David was diagnosed with incurable lung cancer in June 2019 and given a prognosis of 18 months to two years. He’d had throat cancer five years previously and recovered, but the two were unrelated.
It had been his dream to buy a motor home and travel around France, and that’s what we did during his final year. With advice from his doctors on worst case scenarios, we set off down to Devon and Cornwall first and, when that went well, we carried on to France, making our way down to the south and then meandering back up, with our children and grandchildren joining us at one stage. I’m so glad we did it. We made happy memories at the worst possible time and David actually said it was the best year of his life.

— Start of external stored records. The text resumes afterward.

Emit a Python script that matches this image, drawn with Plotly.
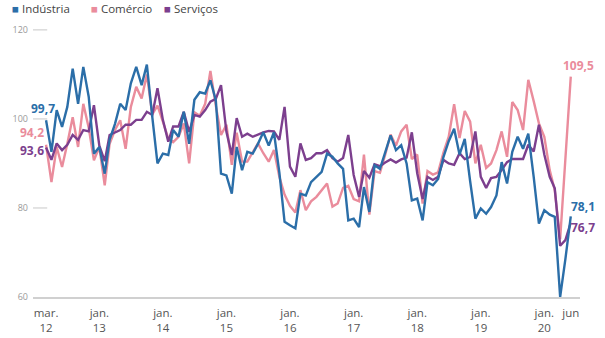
import pandas as pd
import plotly.graph_objects as go

# Monthly index, March 2012 to June 2020
months = pd.date_range("2012-03-01", "2020-06-01", freq="MS")

industria = [
    99.7, 92.6, 102.0, 98.2, 102.7, 111.3, 103.4, 111.7, 105.0, 92.2,
    93.7, 87.7, 95.3, 98.9, 103.4, 102.0, 108.0, 111.7, 107.6, 112.2,
    100.5, 90.0, 92.2, 91.9, 97.5, 96.0, 101.6, 94.4, 104.3, 106.0,
    105.7, 108.7, 104.2, 87.7, 87.3, 83.2, 93.7, 88.5, 92.6, 92.2,
    94.4, 97.0, 94.0, 97.0, 88.0, 76.9, 76.1, 75.4, 83.2, 82.8,
    85.8, 87.0, 88.1, 92.2, 91.5, 90.0, 88.8, 77.2, 77.6, 75.7,
    84.7, 79.1, 89.6, 88.8, 92.5, 96.3, 93.0, 94.1, 90.0, 81.7,
    82.1, 77.2, 85.8, 85.1, 86.5, 91.5, 95.0, 97.8, 92.0, 95.5,
    86.0, 77.6, 79.9, 78.7, 80.2, 82.8, 90.3, 85.5, 92.6, 96.0,
    93.3, 96.7, 87.0, 76.5, 79.5, 78.5, 78.0, 60.0, 68.5, 78.1,
]

comercio = [
    94.2, 85.8, 93.7, 89.2, 94.4, 100.4, 93.7, 103.4, 98.0, 90.7,
    93.7, 85.1, 94.4, 97.5, 99.7, 93.3, 102.7, 107.2, 104.6, 110.0,
    101.0, 103.0, 99.4, 95.6, 94.8, 96.0, 99.0, 90.0, 101.5, 100.7,
    103.4, 110.8, 103.0, 96.4, 98.7, 89.7, 96.9, 90.4, 90.4, 92.6,
    94.5, 92.3, 90.4, 93.0, 87.0, 83.0, 80.5, 79.0, 84.0, 79.5,
    81.5, 82.5, 84.0, 85.5, 80.3, 81.0, 84.5, 85.0, 82.0, 81.5,
    92.0, 78.5, 88.3, 87.9, 92.0, 96.5, 94.0, 97.2, 98.7, 91.0,
    92.0, 81.0, 88.3, 87.5, 88.0, 92.5, 96.0, 103.3, 95.7, 101.8,
    99.4, 90.0, 94.2, 89.0, 90.0, 93.0, 97.2, 91.5, 103.8, 102.0,
    97.5, 108.8, 104.0, 99.0, 96.0, 88.5, 84.0, 73.0, 91.0, 109.5,
]

servicos = [
    93.6, 90.8, 94.5, 93.0, 94.2, 96.4, 95.3, 97.5, 97.2, 103.1,
    94.0, 90.5, 96.4, 97.0, 97.5, 98.7, 98.7, 99.8, 99.8, 101.6,
    100.9, 106.9, 99.8, 94.9, 98.3, 98.3, 101.6, 97.1, 100.9, 100.5,
    102.0, 103.9, 104.5, 107.6, 97.1, 91.9, 100.2, 96.0, 96.7, 96.0,
    96.5, 97.0, 97.3, 97.2, 95.3, 102.7, 89.3, 87.0, 94.5, 90.8,
    91.2, 92.3, 92.3, 93.0, 91.2, 90.4, 91.2, 96.4, 87.4, 82.5,
    88.3, 86.8, 89.8, 89.4, 90.2, 90.9, 90.2, 90.9, 91.3, 97.0,
    87.8, 82.0, 87.0, 86.3, 87.0, 90.8, 90.0, 89.7, 92.3, 91.0,
    91.5, 97.2, 87.0, 84.5, 86.7, 87.0, 88.5, 90.3, 91.0, 91.0,
    91.0, 94.2, 92.7, 98.7, 92.0, 87.0, 84.4, 71.5, 72.8, 76.7,
]

tick_dates = ["2012-03-01", "2013-01-01", "2014-01-01", "2015-01-01", "2016-01-01",
              "2017-01-01", "2018-01-01", "2019-01-01", "2020-01-01", "2020-06-01"]
tick_text = ["mar.<br>12", "jan.<br>13", "jan.<br>14", "jan.<br>15", "jan.<br>16",
             "jan.<br>17", "jan.<br>18", "jan.<br>19", "jan.<br>20", "jun"]
y_ticks = [60, 80, 100, 120]

names = ["Indústria", "Comércio", "Serviços"]
colors = {"Indústria": "#2b6ea8", "Comércio": "#ea8c9c", "Serviços": "#7c3f8e"}
series = {"Indústria": industria, "Comércio": comercio, "Serviços": servicos}

FONT = "Open Sans"

fig = go.Figure()
for name in ["Comércio", "Serviços", "Indústria"]:
    fig.add_trace(go.Scatter(
        x=months, y=series[name], mode="lines", name=name,
        line=dict(color=colors[name], width=2.4), showlegend=False,
    ))

def fmt(v):
    return f"{v:.1f}".replace(".", ",")

# value labels at the start and end of each series
start_offsets = {"Indústria": (-3, 12), "Comércio": (-14, 12), "Serviços": (-14, -3)}
end_offsets = {"Indústria": (12, 10), "Comércio": (8, 11), "Serviços": (12, -5)}
annotations = []
for name in names:
    vals = series[name]
    for idx, offs in ((0, start_offsets), (-1, end_offsets)):
        dx, dy = offs[name]
        annotations.append(dict(
            x=months[idx], y=vals[idx], xref="x", yref="y",
            text=f"<b>{fmt(vals[idx])}</b>", showarrow=False,
            xshift=dx, yshift=dy, xanchor="center", yanchor="middle",
            font=dict(family=FONT, size=12, color=colors[name]),
        ))

# legend row drawn as coloured squares with labels
plot_left, plot_w = 33, 547
plot_top, plot_h = 21, 276
legend_x = [10, 89, 162]
for name, px in zip(names, legend_x):
    annotations.append(dict(
        x=(px - plot_left) / plot_w, y=1 + (plot_top - 8) / plot_h,
        xref="paper", yref="paper", xanchor="left", yanchor="middle",
        text=f'<span style="color:{colors[name]}">■</span> {name}',
        showarrow=False, font=dict(family=FONT, size=11.5, color="#444"),
    ))

# short stubs next to the value ticks
shapes = []
for v in y_ticks[1:]:
    shapes.append(dict(type="line", xref="paper", yref="y", x0=0, x1=0.026,
                       y0=v, y1=v, line=dict(color="#c8c8c8", width=1)))

fig.update_layout(
    width=605, height=338,
    margin=dict(l=plot_left, r=605 - plot_left - plot_w, t=plot_top, b=338 - plot_top - plot_h),
    paper_bgcolor="white", plot_bgcolor="white",
    annotations=annotations, shapes=shapes,
    font=dict(family=FONT),
)
fig.update_xaxes(
    range=["2011-12-17", "2020-07-24"], showgrid=False, zeroline=False,
    showline=True, linecolor="#d0d0d0", linewidth=1.5,
    tickmode="array", tickvals=tick_dates, ticktext=tick_text,
    ticks="", ticklabelstandoff=4, automargin=False,
    tickfont=dict(family=FONT, size=11.5, color="#555"),
)
fig.update_yaxes(
    range=[60, 122], showgrid=False, zeroline=False, showline=False,
    tickmode="array", tickvals=y_ticks, ticks="", ticklabelstandoff=4,
    automargin=False,
    tickfont=dict(family=FONT, size=9, color="#999"),
)

fig.write_html("out.html")
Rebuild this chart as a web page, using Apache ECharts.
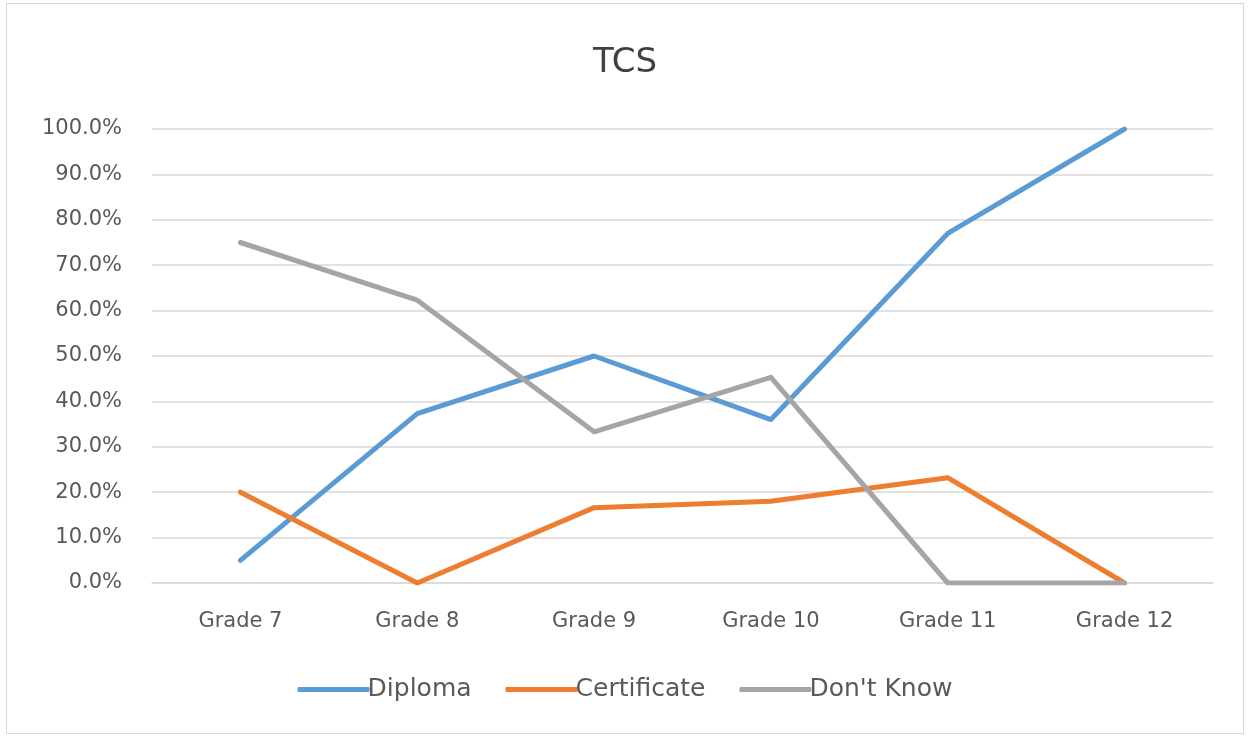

In autumn 2020, David went into hospital after contracting pneumonia, going to recover at Pendleside after he was discharged.
When he came home, the hospice’s home carers and Macmillan nurses came to visit every day, but he was admitted to hospital again after contracting pneumonia for a second time. As he was about to be discharged, I had Covid so Pendleside took him back again while I recovered.
When he went in for end-of-life care in the December, restrictions were still in place around visiting but everyone at the hospice made it as nice as possible for him. I was with him when he died on January 12, 2021.
After David’s death, I started having counselling offered by Pendleside, available whenever I needed it, which was amazing.
Because of our experience, our family and friends raised £3,000 for the hospice after David’s funeral, which included our son-in-law, Jason Fyles, asking for donations instead of birthday presents. We’re having a celebration of his life in January, because we couldn’t hold a wake, and I’m hoping that will raise as much money as possible.
Light up a Life will be emotional – it will be the first time I’ve been back to the hospice since David died. Although our hospice journey was different because of Covid, everyone was just wonderful with us – they really are angels in uniform – so I’m absolutely thrilled to be part of the campaign and fundraising.”